Sunday, December 19, 2010

(NEW ZIMBABWE) Zimbabwe could bar Western investors over sanctions

Zimbabwe could bar Western investors over sanctions
by Cris Chinaka
18/12/2010 00:00:00

PRESIDENT Robert Mugabe on Saturday threatened to act against companies from Western countries that have imposed sanctions on his party over suspected election fraud and rights abuses.

The 86-year-old leader repeated threats to nationalise foreign firms, threatening to retaliate against firms such as Rio Tinto and Anglo American, which operate in Zimbabwe.

"We ask them, think again, think now. Is it sanctions or no sanctions. We will be very, very strict to the extent of refusing investment from those countries (that have imposed sanctions)," Mugabe told ZANU-PF supporters at the end of the party's annual conference.

"If you have companies here, organisations here, we will work against them also."

He told reporters after the conference that the companies "have to get their mother countries to remove sanctions or there will be sanctions against them".

Anglo American and Rio Tinto together with financial services firms Barclays Plc and Standard Chartered and food group Nestle are some of the large foreign-owned companies with investments in Zimbabwe.

The government early this year published rules forcing foreign-owned companies worth over $500,000 to sell at least 51 percent of their shares to local blacks.

"Why should Anglo American continue to take our gold out? Why should Rio Tinto continue to take our gold out? If the sanctions remain and continue, those processes will have to stop," Mugabe said.

"Don't expect your banks here will remain what they are. We are not fools."
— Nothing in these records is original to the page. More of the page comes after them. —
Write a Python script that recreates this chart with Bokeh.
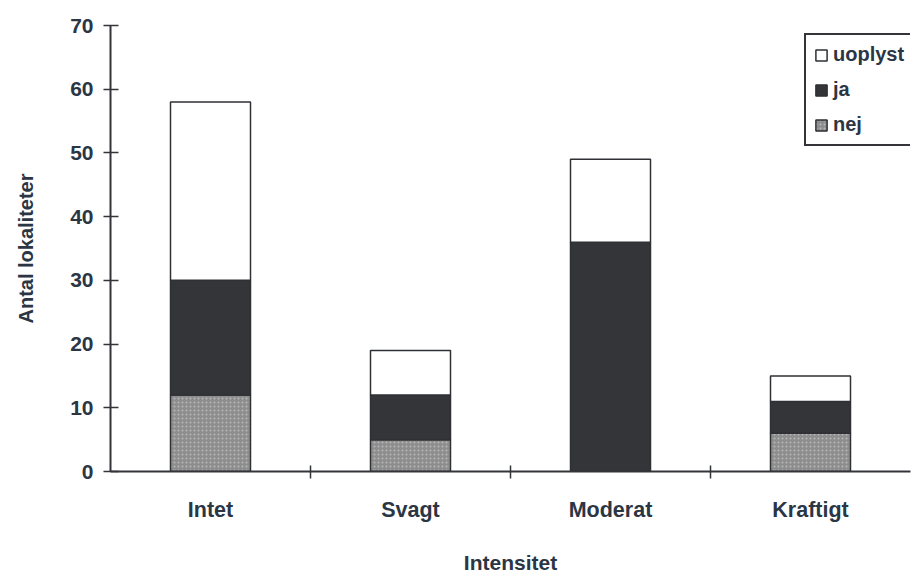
from bokeh.plotting import figure
from bokeh.models import ColumnDataSource, FixedTicker, Range1d, Legend, LegendItem
from bokeh.embed import file_html
from bokeh.resources import INLINE

categories = ["Intet", "Svagt", "Moderat", "Kraftigt"]
nej = [12, 5, 0, 6]
ja = [18, 7, 36, 5]
uoplyst = [28, 7, 13, 4]
y_ticks = [0, 10, 20, 30, 40, 50, 60, 70]

xs = [i + 0.5 for i in range(len(categories))]
src = ColumnDataSource(dict(x=xs, nej=nej, ja=ja, uoplyst=uoplyst))

TXT = "#2b3645"
DARK = "#333538"
FONT = "Liberation Sans"

p = figure(width=912, height=576, x_range=Range1d(0, len(categories)), y_range=Range1d(0, 70),
           output_backend="svg", toolbar_location=None,
           min_border_left=110, min_border_right=2, min_border_top=25, min_border_bottom=104)
p.grid.visible = False
p.outline_line_color = None

rs = p.vbar_stack(["nej", "ja", "uoplyst"], x="x", width=0.4, source=src,
                  fill_color=["#8d8d8d", "#343539", "#ffffff"],
                  line_color="#2e3034", line_width=1.5)
rs[0].glyph.hatch_pattern = "dot"
rs[0].glyph.hatch_color = "#b8b8b8"
rs[0].glyph.hatch_scale = 4
rs[0].glyph.hatch_weight = 1

# x axis
xa = p.xaxis[0]
xa.ticker = FixedTicker(ticks=xs, minor_ticks=[1, 2, 3])
xa.major_label_overrides = {x: c for x, c in zip(xs, categories)}
xa.major_tick_in = 0
xa.major_tick_out = 0
xa.minor_tick_in = 6
xa.minor_tick_out = 7
xa.minor_tick_line_color = DARK
xa.minor_tick_line_width = 1.5
xa.axis_line_color = DARK
xa.axis_line_width = 2
xa.major_label_standoff = 19
xa.major_label_text_font = FONT
xa.major_label_text_font_style = "bold"
xa.major_label_text_font_size = "21.5px"
xa.major_label_text_color = TXT
xa.axis_label = "Intensitet"
xa.axis_label_standoff = 26
xa.axis_label_text_font = FONT
xa.axis_label_text_font_style = "bold"
xa.axis_label_text_font_size = "21px"
xa.axis_label_text_color = TXT

# y axis
ya = p.yaxis[0]
ya.ticker = FixedTicker(ticks=y_ticks)
ya.major_tick_in = 8
ya.major_tick_out = 7
ya.minor_tick_in = 0
ya.minor_tick_out = 0
ya.major_tick_line_color = DARK
ya.major_tick_line_width = 1.5
ya.axis_line_color = DARK
ya.axis_line_width = 2
ya.major_label_standoff = 10
ya.major_label_text_font = FONT
ya.major_label_text_font_style = "bold"
ya.major_label_text_font_size = "21px"
ya.major_label_text_color = TXT
ya.axis_label = "Antal lokaliteter"
ya.axis_label_standoff = 30
ya.axis_label_text_font = FONT
ya.axis_label_text_font_style = "bold"
ya.axis_label_text_font_size = "20px"
ya.axis_label_text_color = TXT

legend = Legend(items=[LegendItem(label="uoplyst", renderers=[rs[2]]),
                       LegendItem(label="ja", renderers=[rs[1]]),
                       LegendItem(label="nej", renderers=[rs[0]])],
                location=(694, 325), orientation="vertical",
                glyph_width=14, glyph_height=14, label_height=22, spacing=12,
                padding=8, margin=0, label_standoff=5,
                border_line_color=DARK, border_line_width=2, border_line_alpha=1,
                label_text_font=FONT, label_text_font_style="bold",
                label_text_font_size="20px", label_text_color=TXT,
                background_fill_color="white", background_fill_alpha=1)
p.add_layout(legend)

open("out.html", "w").write(file_html(p, INLINE))
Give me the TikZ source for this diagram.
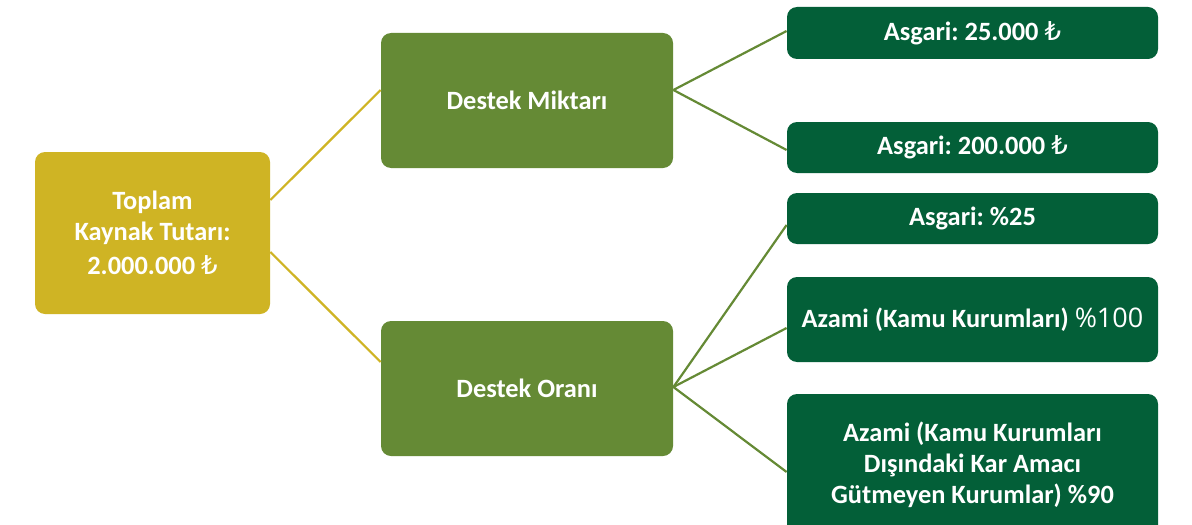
\documentclass[tikz,border=0pt]{standalone}
\usepackage{fontspec}
\setmainfont{Carlito}
\newfontfamily\lirafont{DejaVu Sans}
\newfontfamily\segfont{Open Sans}
\newcommand{\TL}{{\lirafont\mdseries\fontsize{13}{13}\selectfont ₺}}
\definecolor{goldc}{RGB}{207,180,36}
\definecolor{midg}{RGB}{101,138,53}
\definecolor{darkg}{RGB}{3,95,56}
\frenchspacing
\tikzset{
  box/.style={rectangle, rounded corners=5pt, text=white, align=center,
    font=\frenchspacing\bfseries\fontsize{13.2}{15.5}\selectfont, inner sep=2pt},
  rootbox/.style={box, fill=goldc, minimum width=117.5pt, minimum height=81pt},
  midbox/.style={box, fill=midg, minimum width=146pt, minimum height=67.5pt},
  leafbox/.style={box, fill=darkg, minimum width=185.5pt},
  goldline/.style={draw=goldc, line width=1.1pt},
  greenline/.style={draw=midg, line width=1.1pt}
}
\begin{document}
\begin{tikzpicture}[x=0.5pt,y=-0.5pt]
\useasboundingbox (0,0) rectangle (1192,524);
\fill[white] (0,0) rectangle (1192,524);
\node[rootbox] (tot) at (152.5,233) {Toplam\\Kaynak Tutarı:\\[1.5pt]2.000.000 \TL};
\node[midbox] (mik) at (527,100.5) {Destek Miktarı};
\node[midbox] (ora) at (527,388.5) {Destek Oranı};
\node[leafbox, minimum height=26pt] (a1) at (972.5,33) {Asgari: 25.000 \TL};
\node[leafbox, minimum height=25.5pt] (a2) at (972.5,147.5) {Asgari: 200.000 \TL};
\node[leafbox, minimum height=25.5pt] (a3) at (972.5,218.5) {Asgari: \%25};
\node[leafbox, minimum height=42.5pt] (a4) at (972.5,319.5) {Azami (Kamu Kurumları) {\segfont\mdseries\fontsize{13.5}{15}\selectfont\%100}};
\node[leafbox, minimum height=71pt] (a5) at (972.5,465) {Azami (Kamu Kurumları\\Dışındaki Kar Amacı\\Gütmeyen Kurumlar) \%90};
% connectors
\draw[goldline] ([yshift=16.5pt]tot.east) -- ([yshift=5.25pt]mik.west);
\draw[goldline] ([yshift=-9.5pt]tot.east) -- ([yshift=13.25pt]ora.west);
\draw[greenline] ([yshift=5.25pt]mik.east) -- ([yshift=1pt]a1.west);
\draw[greenline] ([yshift=5.25pt]mik.east) -- ([yshift=-1.25pt]a2.west);
\draw[greenline] ([yshift=0.75pt]ora.east) -- ([yshift=-3.25pt]a3.west);
\draw[greenline] ([yshift=0.75pt]ora.east) -- ([yshift=-4.25pt]a4.west);
\draw[greenline] ([yshift=0.75pt]ora.east) -- ([yshift=-3.5pt]a5.west);
\end{tikzpicture}
\end{document}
Anglo American has in the past ten years sold its mines and sugar estates in Zimbabwe but Anglo Platinum is developing a platinum mine in central Zimbabwe while Rio Tinto owns a diamond mine in the south-west of the country.

Analysts say the empowerment rules have created uncertainty and deterred the billions of dollars of foreign investment required to rebuild the economy after a decade of mismanagement under Mugabe's ZANU-PF administration.

The veteran leader says the country has suffered from sanctions imposed by the European Union, United States and Australia and says this is punishment for seizing white-owned farms for landless blacks.